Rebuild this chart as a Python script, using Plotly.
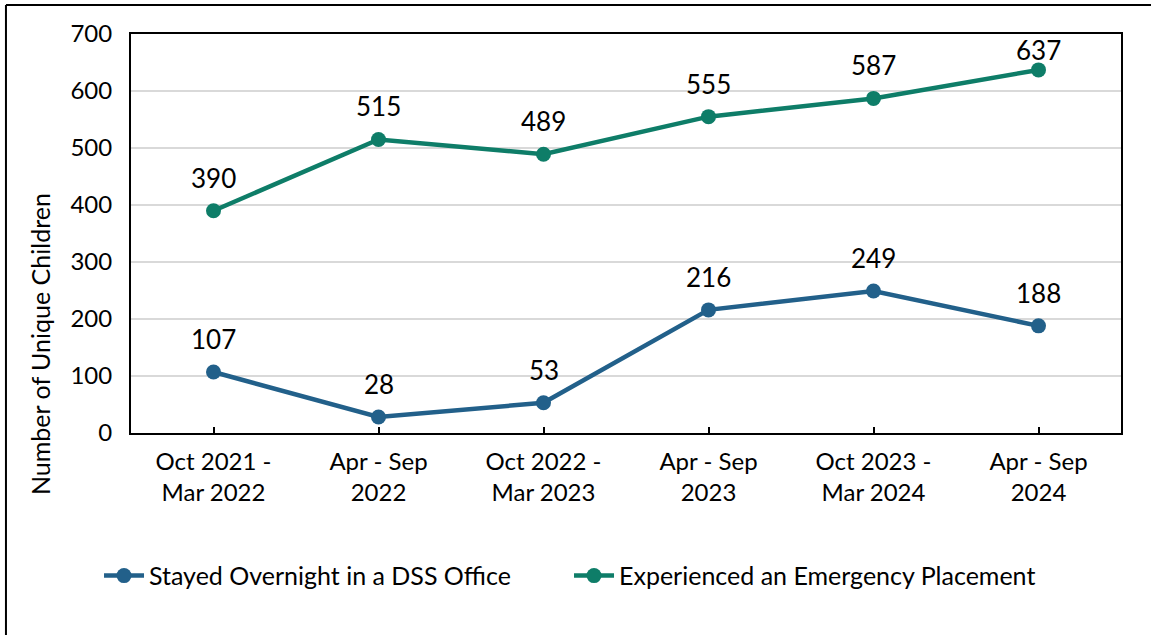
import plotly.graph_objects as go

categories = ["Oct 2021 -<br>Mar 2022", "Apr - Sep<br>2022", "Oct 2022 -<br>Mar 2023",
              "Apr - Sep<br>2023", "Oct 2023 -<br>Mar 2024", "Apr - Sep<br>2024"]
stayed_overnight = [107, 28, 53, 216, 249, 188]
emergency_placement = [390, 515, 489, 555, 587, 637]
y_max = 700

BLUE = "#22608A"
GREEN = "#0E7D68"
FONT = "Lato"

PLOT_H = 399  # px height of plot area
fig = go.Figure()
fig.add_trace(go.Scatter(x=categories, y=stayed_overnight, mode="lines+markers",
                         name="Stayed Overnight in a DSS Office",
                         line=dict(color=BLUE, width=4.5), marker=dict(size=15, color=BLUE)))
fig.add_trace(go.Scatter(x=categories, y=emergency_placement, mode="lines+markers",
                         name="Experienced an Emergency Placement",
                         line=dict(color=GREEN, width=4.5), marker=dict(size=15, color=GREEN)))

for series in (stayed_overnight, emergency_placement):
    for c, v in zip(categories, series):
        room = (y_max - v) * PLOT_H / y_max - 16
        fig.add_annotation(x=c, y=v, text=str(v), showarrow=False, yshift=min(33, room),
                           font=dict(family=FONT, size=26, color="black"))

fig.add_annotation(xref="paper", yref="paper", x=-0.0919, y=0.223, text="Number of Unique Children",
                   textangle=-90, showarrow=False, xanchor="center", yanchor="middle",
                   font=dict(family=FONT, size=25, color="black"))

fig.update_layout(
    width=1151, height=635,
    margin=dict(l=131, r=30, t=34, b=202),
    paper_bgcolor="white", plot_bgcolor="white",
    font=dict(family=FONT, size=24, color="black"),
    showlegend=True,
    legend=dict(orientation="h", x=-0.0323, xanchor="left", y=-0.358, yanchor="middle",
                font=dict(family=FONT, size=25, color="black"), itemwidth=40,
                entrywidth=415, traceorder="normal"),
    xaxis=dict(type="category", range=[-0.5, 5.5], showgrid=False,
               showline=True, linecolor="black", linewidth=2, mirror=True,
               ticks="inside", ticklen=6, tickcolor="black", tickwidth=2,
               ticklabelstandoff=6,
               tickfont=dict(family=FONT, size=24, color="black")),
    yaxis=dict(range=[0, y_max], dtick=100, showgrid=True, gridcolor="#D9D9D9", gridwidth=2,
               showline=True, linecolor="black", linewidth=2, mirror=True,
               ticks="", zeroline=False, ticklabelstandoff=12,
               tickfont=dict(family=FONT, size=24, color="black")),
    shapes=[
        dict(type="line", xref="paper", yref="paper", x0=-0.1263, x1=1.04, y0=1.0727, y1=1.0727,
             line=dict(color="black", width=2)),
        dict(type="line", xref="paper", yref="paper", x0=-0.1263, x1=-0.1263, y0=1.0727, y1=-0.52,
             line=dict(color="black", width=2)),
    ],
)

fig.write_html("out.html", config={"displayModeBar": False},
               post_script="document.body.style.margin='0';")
* * *
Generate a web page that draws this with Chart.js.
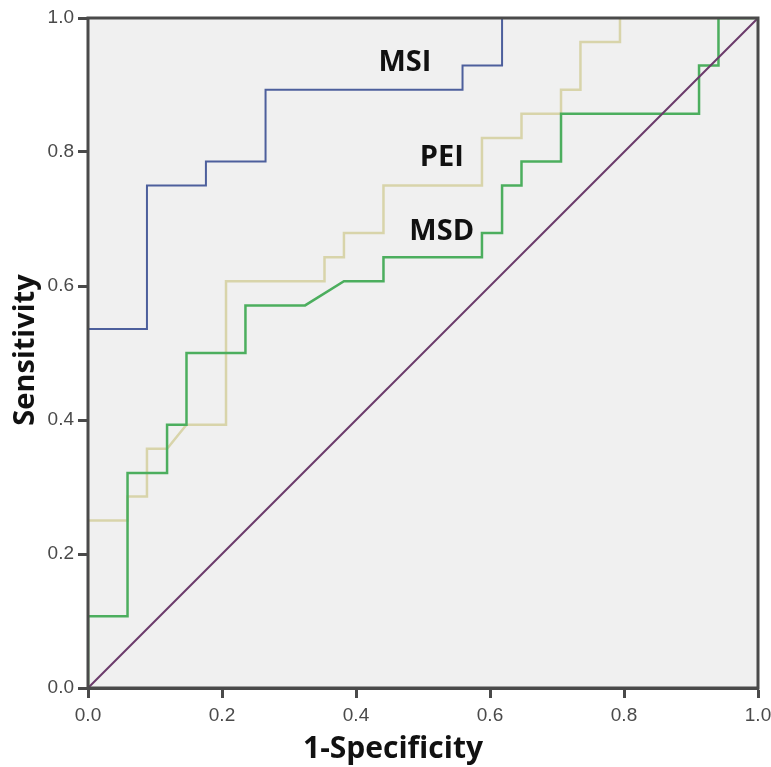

- Problem -
Reproduce exactly the lines above starting at the line containing "Rebuild this chart" and ending at the line containing "import plotly.graph_objects as go", including both, but not the pictures.

- Problem solution -
Rebuild this chart as a Python script, using Plotly.
import plotly.graph_objects as go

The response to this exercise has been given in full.